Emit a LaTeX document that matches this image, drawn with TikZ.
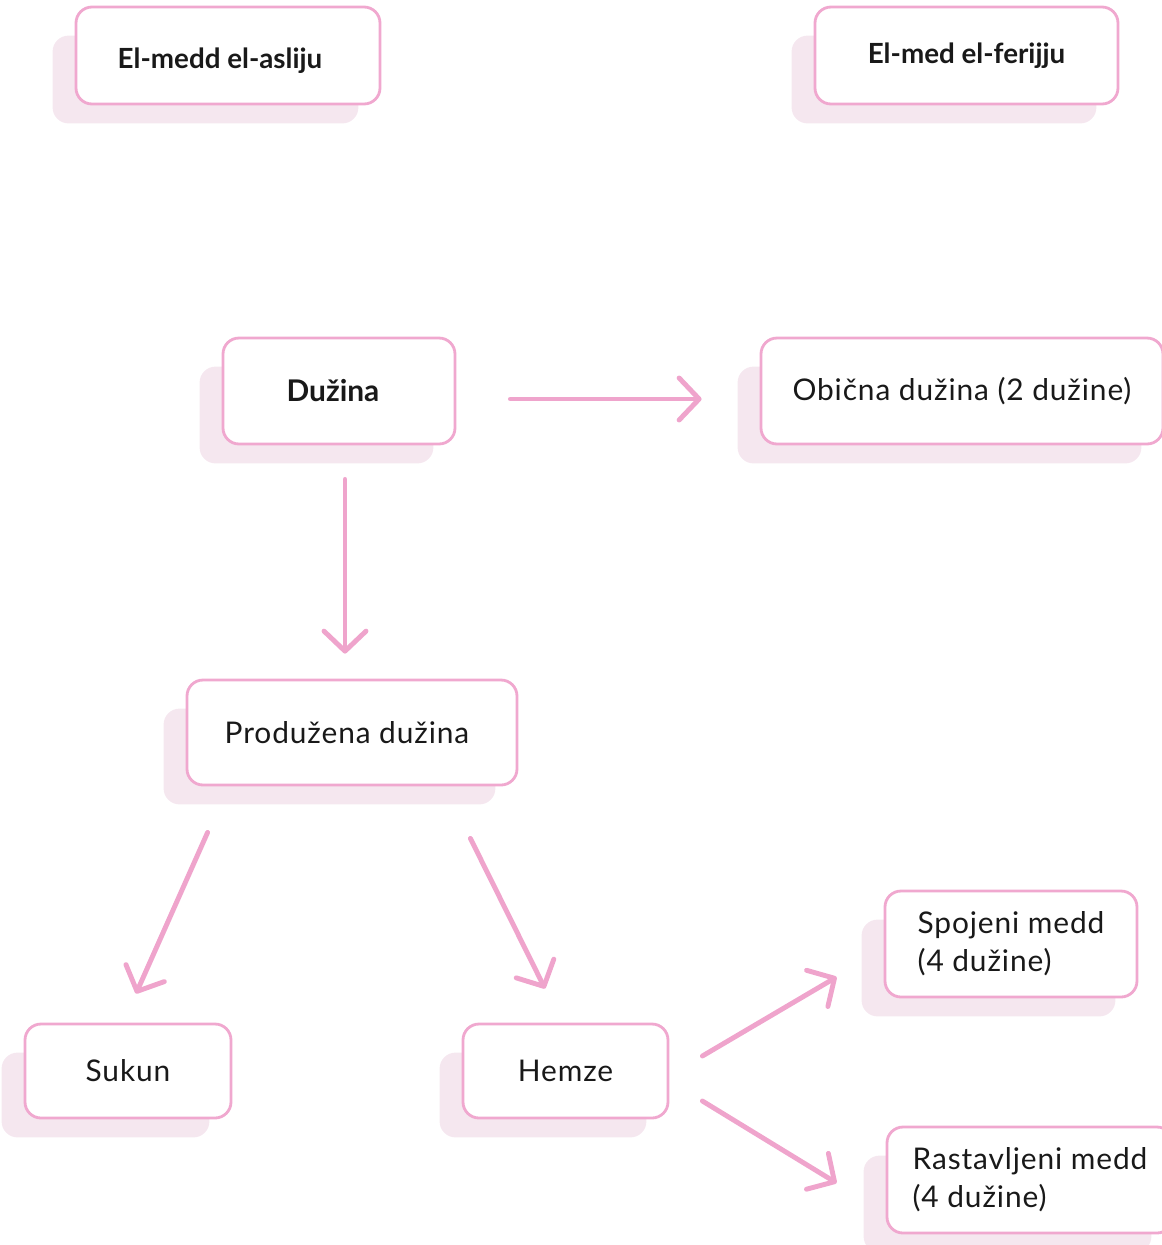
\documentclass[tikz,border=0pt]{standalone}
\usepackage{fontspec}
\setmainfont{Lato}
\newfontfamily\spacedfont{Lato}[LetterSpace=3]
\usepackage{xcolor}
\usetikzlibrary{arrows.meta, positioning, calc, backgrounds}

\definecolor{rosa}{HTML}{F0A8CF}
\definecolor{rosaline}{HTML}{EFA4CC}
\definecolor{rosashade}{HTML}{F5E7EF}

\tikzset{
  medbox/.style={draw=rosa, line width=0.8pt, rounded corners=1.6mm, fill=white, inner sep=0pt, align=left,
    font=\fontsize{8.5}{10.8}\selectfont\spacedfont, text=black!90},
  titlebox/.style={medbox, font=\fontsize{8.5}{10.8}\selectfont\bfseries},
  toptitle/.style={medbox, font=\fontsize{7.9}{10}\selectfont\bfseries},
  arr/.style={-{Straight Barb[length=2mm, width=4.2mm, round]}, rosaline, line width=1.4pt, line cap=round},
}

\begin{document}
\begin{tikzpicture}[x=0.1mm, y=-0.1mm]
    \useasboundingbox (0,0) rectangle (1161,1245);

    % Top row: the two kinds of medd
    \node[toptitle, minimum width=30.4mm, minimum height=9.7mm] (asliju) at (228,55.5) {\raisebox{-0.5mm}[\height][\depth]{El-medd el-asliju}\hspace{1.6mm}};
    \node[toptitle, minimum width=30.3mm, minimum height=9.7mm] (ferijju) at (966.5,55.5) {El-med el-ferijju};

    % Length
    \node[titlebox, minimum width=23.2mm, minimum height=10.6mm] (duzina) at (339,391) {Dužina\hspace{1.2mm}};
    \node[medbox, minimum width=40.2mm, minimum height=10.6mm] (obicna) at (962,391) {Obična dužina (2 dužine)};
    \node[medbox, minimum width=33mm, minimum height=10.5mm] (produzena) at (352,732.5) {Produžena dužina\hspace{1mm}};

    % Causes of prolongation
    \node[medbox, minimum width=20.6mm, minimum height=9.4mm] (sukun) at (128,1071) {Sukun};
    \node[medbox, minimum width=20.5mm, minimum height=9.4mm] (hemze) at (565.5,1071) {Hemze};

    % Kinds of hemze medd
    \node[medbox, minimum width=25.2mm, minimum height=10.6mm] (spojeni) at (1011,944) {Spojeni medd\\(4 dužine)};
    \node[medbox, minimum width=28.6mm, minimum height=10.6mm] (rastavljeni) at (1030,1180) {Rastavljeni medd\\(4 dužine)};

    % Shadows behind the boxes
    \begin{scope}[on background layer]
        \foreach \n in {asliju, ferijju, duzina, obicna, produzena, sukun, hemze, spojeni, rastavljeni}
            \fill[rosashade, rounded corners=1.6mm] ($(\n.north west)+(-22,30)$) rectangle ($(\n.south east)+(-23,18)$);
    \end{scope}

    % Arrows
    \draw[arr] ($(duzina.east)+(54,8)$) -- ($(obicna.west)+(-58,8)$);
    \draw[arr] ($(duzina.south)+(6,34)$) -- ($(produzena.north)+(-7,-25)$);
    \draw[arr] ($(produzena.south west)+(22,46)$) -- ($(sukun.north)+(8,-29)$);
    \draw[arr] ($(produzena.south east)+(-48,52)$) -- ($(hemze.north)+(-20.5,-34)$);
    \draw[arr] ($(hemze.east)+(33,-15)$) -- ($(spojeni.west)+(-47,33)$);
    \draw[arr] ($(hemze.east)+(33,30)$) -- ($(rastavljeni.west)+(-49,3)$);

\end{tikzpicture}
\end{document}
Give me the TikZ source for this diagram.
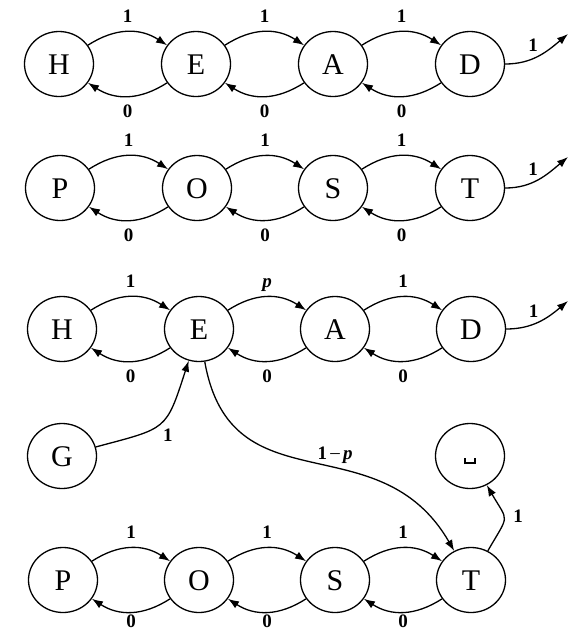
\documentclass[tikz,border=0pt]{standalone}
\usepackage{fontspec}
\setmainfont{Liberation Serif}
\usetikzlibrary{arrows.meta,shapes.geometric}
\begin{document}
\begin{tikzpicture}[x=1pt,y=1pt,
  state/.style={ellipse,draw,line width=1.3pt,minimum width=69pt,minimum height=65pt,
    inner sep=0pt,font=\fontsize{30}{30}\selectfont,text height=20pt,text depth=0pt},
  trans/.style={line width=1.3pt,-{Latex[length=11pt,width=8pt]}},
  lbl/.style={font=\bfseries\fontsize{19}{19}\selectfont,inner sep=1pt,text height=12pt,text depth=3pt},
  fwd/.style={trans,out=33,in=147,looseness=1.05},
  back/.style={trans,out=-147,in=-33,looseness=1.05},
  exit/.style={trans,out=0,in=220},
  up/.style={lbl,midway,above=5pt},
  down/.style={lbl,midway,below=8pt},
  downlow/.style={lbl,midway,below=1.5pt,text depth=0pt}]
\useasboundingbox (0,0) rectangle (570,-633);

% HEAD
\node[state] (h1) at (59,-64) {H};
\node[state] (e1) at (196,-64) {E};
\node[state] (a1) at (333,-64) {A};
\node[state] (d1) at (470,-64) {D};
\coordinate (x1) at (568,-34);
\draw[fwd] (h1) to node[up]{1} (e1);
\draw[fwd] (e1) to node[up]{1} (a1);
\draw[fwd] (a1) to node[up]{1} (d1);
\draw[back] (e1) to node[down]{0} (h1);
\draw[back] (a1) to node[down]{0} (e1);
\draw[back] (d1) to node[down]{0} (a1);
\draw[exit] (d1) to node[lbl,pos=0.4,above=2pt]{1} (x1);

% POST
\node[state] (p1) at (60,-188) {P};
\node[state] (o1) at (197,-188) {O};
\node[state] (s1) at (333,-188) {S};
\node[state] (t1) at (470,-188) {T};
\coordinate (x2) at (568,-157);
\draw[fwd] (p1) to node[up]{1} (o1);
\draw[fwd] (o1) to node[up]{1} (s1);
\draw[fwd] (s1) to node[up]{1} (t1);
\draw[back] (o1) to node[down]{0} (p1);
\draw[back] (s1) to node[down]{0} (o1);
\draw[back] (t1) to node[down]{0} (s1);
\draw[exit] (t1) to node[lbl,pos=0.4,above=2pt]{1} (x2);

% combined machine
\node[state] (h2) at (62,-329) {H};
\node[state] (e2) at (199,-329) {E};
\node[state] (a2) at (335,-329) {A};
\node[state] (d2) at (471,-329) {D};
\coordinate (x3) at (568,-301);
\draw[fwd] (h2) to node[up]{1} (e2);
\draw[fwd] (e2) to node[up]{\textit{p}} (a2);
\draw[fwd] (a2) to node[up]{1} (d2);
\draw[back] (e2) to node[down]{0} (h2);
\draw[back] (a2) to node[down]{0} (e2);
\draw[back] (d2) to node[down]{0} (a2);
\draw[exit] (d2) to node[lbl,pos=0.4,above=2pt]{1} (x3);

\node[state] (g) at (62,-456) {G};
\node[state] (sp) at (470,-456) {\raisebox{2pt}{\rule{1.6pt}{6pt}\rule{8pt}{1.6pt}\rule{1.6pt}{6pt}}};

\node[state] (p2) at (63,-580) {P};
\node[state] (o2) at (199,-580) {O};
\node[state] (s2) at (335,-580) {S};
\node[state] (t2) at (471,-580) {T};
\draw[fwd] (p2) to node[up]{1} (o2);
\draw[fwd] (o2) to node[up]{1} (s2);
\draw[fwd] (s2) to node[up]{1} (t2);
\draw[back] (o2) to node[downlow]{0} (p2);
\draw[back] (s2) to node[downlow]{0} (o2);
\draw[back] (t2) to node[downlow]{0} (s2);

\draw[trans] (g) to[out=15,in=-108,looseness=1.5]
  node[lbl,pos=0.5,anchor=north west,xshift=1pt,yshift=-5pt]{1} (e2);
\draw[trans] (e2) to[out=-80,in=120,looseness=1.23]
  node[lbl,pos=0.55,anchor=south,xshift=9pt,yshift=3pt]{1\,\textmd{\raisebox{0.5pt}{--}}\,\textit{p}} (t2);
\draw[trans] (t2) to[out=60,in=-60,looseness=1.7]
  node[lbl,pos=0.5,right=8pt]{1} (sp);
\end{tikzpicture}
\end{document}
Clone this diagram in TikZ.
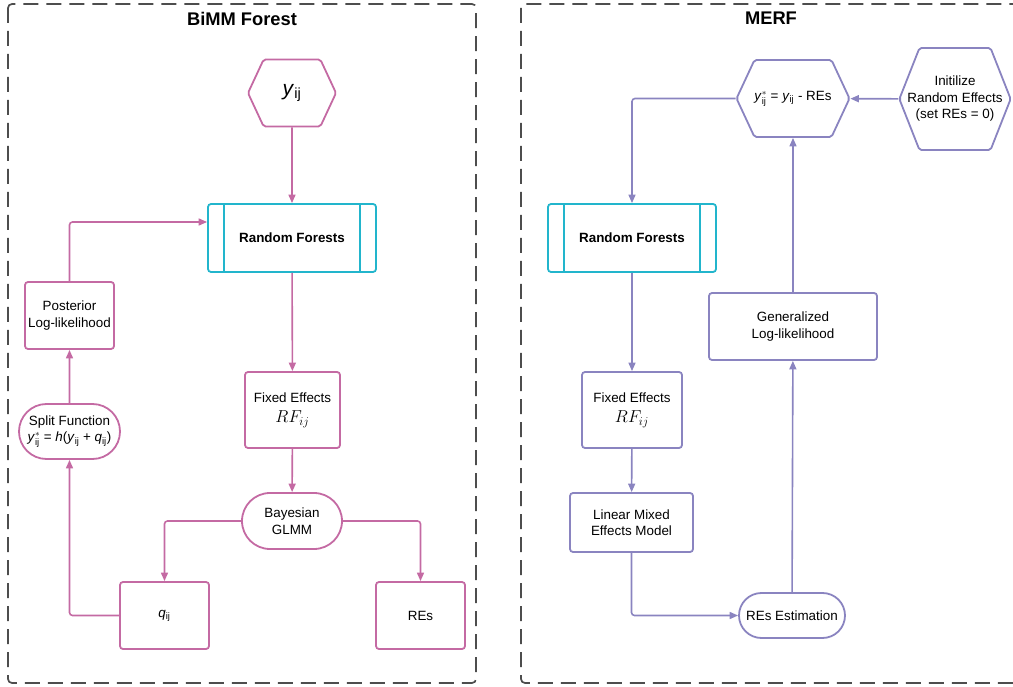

========================================

What is being asked: Begin at the first line of the material and copy each line exactly through the one containing "minimum width=33mm, minimum". Omit pictures.

Answer to this task:
Emit a LaTeX document that matches this image, drawn with TikZ.
\documentclass[tikz,border=0pt]{standalone}
\usepackage{fontspec}
\setmainfont{Lato}
\newfontfamily\spacedfont{Lato}[LetterSpace=3]
\usepackage{xcolor}
\usetikzlibrary{arrows.meta, positioning, calc, backgrounds}

\definecolor{rosa}{HTML}{F0A8CF}
\definecolor{rosaline}{HTML}{EFA4CC}
\definecolor{rosashade}{HTML}{F5E7EF}

\tikzset{
  medbox/.style={draw=rosa, line width=0.8pt, rounded corners=1.6mm, fill=white, inner sep=0pt, align=left,
    font=\fontsize{8.5}{10.8}\selectfont\spacedfont, text=black!90},
  titlebox/.style={medbox, font=\fontsize{8.5}{10.8}\selectfont\bfseries},
  toptitle/.style={medbox, font=\fontsize{7.9}{10}\selectfont\bfseries},
  arr/.style={-{Straight Barb[length=2mm, width=4.2mm, round]}, rosaline, line width=1.4pt, line cap=round},
}

\begin{document}
\begin{tikzpicture}[x=0.1mm, y=-0.1mm]
    \useasboundingbox (0,0) rectangle (1161,1245);

    % Top row: the two kinds of medd
    \node[toptitle, minimum width=30.4mm, minimum height=9.7mm] (asliju) at (228,55.5) {\raisebox{-0.5mm}[\height][\depth]{El-medd el-asliju}\hspace{1.6mm}};
    \node[toptitle, minimum width=30.3mm, minimum height=9.7mm] (ferijju) at (966.5,55.5) {El-med el-ferijju};

    % Length
    \node[titlebox, minimum width=23.2mm, minimum height=10.6mm] (duzina) at (339,391) {Dužina\hspace{1.2mm}};
    \node[medbox, minimum width=40.2mm, minimum height=10.6mm] (obicna) at (962,391) {Obična dužina (2 dužine)};
    \node[medbox, minimum width=33mm, minimum height=10.5mm] (produzena) at (352,732.5) {Produžena dužina\hspace{1mm}};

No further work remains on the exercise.